Information provided:
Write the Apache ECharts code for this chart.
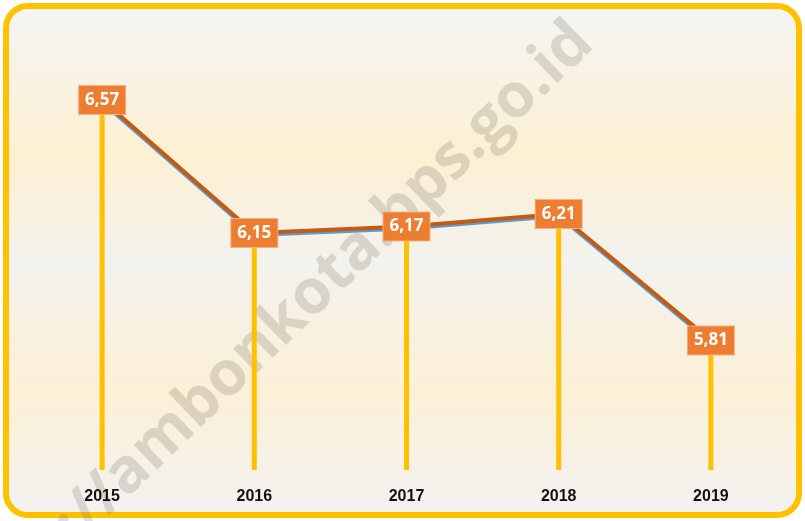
<!DOCTYPE html>
<html>
<head>
<meta charset="utf-8">
<script src="https://cdn.jsdelivr.net/npm/echarts@6/dist/echarts.min.js"></script>
<style>
  html, body { margin: 0; padding: 0; background: #ffffff; }
  #chart { width: 805px; height: 521px; }
</style>
</head>
<body>
<div id="chart"></div>
<script>
    // data
    var years = ["2015", "2016", "2017", "2018", "2019"];
    var values = [6.57, 6.15, 6.17, 6.21, 5.81];

    var chart = echarts.init(document.getElementById("chart"));

    var option = {
        animation: false,
        grid: { left: 26, right: 18, top: 59, bottom: 51 },
        graphic: [
            {
                type: "rect",
                z: -10,
                shape: { x: 6, y: 6, width: 793, height: 509, r: 22 },
                style: {
                    fill: new echarts.graphic.LinearGradient(0, 0, 0, 1, [
                        { offset: 0, color: "#f3f5f4" },
                        { offset: 0.3, color: "#fdf0d2" },
                        { offset: 0.5, color: "#f3f2ee" },
                        { offset: 0.75, color: "#fcf0d6" },
                        { offset: 1, color: "#f2f2f2" }
                    ]),
                    stroke: "#FFC000",
                    lineWidth: 6
                }
            },
            {
                // watermark
                type: "text",
                z: -5,
                x: 276,
                y: 330,
                rotation: Math.PI / 180 * 44,
                style: {
                    text: "http://ambonkota.bps.go.id",
                    font: "bold 62px 'Open Sans', sans-serif",
                    fill: "rgba(120,115,100,0.24)",
                    align: "center",
                    verticalAlign: "middle"
                }
            }
        ],
        xAxis: {
            type: "category",
            data: years,
            axisLine: { show: false },
            axisTick: { show: false },
            axisLabel: {
                margin: 19,
                color: "#111111",
                fontWeight: "bold",
                fontSize: 16,
                fontFamily: "'Liberation Sans', sans-serif"
            }
        },
        yAxis: {
            type: "value",
            min: 5.4,
            max: 6.7,
            show: false,
            splitLine: { show: false }
        },
        series: [
            {
                // drop lines
                type: "bar",
                data: values,
                barWidth: 5,
                itemStyle: { color: "#FFC000" },
                silent: true,
                z: 1
            },
            {
                type: "line",
                data: values,
                symbol: "circle",
                symbolSize: 2,
                itemStyle: { color: "#C55A11" },
                lineStyle: {
                    color: "#C55A11",
                    width: 4,
                    shadowColor: "#5B9BD5",
                    shadowOffsetY: 2,
                    shadowBlur: 0
                },
                label: {
                    show: true,
                    position: "inside",
                    formatter: function (p) {
                        return String(p.value.toFixed(2)).replace(".", ",");
                    },
                    color: "#ffffff",
                    fontWeight: "bold",
                    fontSize: 17,
                    fontFamily: "'Open Sans', sans-serif",
                    backgroundColor: "#ED7D31",
                    borderColor: "#f4b183",
                    borderWidth: 1,
                    padding: [6, 6, 5, 6]
                },
                z: 3
            }
        ]
    };

    chart.setOption(option);
</script>
</body>
</html>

Exercise description: Skip the pictures and restate exactly the lines from the beginning of the listing to the line with "var values = [6.57, 6.15, 6.17, 6.21, 5.81];", that line included.

Result for this exercise:
Write the Apache ECharts code for this chart.
<!DOCTYPE html>
<html>
<head>
<meta charset="utf-8">
<script src="https://cdn.jsdelivr.net/npm/echarts@6/dist/echarts.min.js"></script>
<style>
  html, body { margin: 0; padding: 0; background: #ffffff; }
  #chart { width: 805px; height: 521px; }
</style>
</head>
<body>
<div id="chart"></div>
<script>
    // data
    var years = ["2015", "2016", "2017", "2018", "2019"];
    var values = [6.57, 6.15, 6.17, 6.21, 5.81];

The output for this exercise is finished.